“LES GRANDS SQUELETTES” DI PHILIPPE RAMOS

Le domande universali che l’individuo si pone quotidianamente prendono vita in Les grands squelettes, un fotoromanzo eterodosso del regista transalpino Philippe Ramos. Già associato a punte di diamante della scena autoriale francese come Leos Carax e Yves Caumon, Ramos presenta la sua ultima creatura nella sezione Onde, la più sperimentale del festival.

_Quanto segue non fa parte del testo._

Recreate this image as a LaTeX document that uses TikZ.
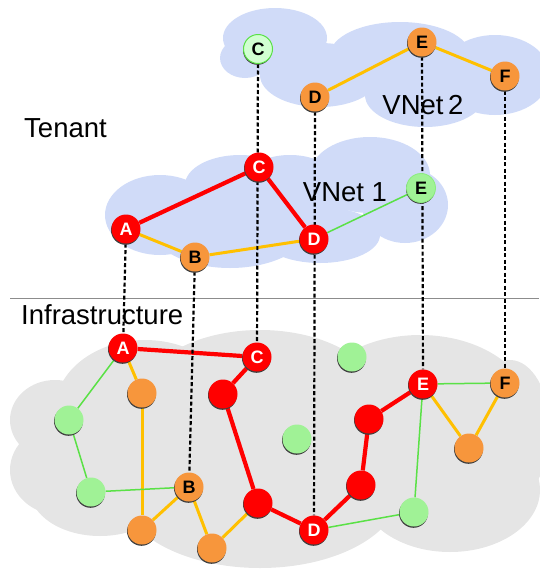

Les grands squelettes è un film senza trama e senza protagonisti. A dire il vero, non è nemmeno un film. L’opera di Ramos si snoda su delle serie fotografiche narrate dai personaggi rappresentati, che espongono gli spettatori alle loro meditazioni. È un soliloquio colmo di domande retoriche a cui nessuno dà una risposta, ma trascina inesorabilmente verso una deriva esistenziale. Timore, delusione, apatia, ossessione e sensibilità sono tra le commozioni che gravitano attorno a una forza centripeta sessuale. Raramente viene squadernata così direttamente l’angoscia interna, quando nel linguaggio cinematografico comune è preferito comunicare attraverso le azioni e le emozioni.

Fin dalle prime immagini del film, è possibile comprendere la rilevanza che Philippe Ramos dona alla parola spontanea, alla fabula interiore, è un Ulisse palpabilmente joyciano che vaga nei meandri dell’inconscio. Les grands squelettes, infatti, può essere visto come lo scheletro di un film che parla di scheletri, come le ossa che compongono il nucleo fragile della nostra esistenza, ma anche il tipico segreto: lo scheletro nell’armadio che assilla le nostre vite.

Il regista francese distrugge la metafisica del monologo interiore, rendendolo l’unico elemento caratterizzante dei protagonisti, trascendendo la linearità espressiva e il dialogo. Quest’ultimo non è contemplato dal regista, il quale preferisce seguire una continuità di immagine astrusa, che avvicina Les grands squelettes a un’opera di performance costantemente frammentata dalle considerazioni insicure e traballanti dei personaggi. La perversione è l’oggetto anomalo attorno al quale orbita la precarietà psicologica dei monologhi. La nudità, sia metaforica che reale, e l’innocenza che caratterizza le fotografie, costringono lo spettatore ad empatizzare con i pensieri di Denis Lavant e Jacques Bonnaffé.

Philippe Ramos, dunque, presenta una serie fotografica dinamica, un prodotto visionario di ottima fattura che gioca con il cinema e la narrazione. L’unica menda da sottolineare è la monotonia del racconto che, forse volutamente, appiattisce la voce della coscienza all’interno dei personaggi, ma impegna lo spettatore a soffrire la ridondanza dell’opera, soprattutto nel finale.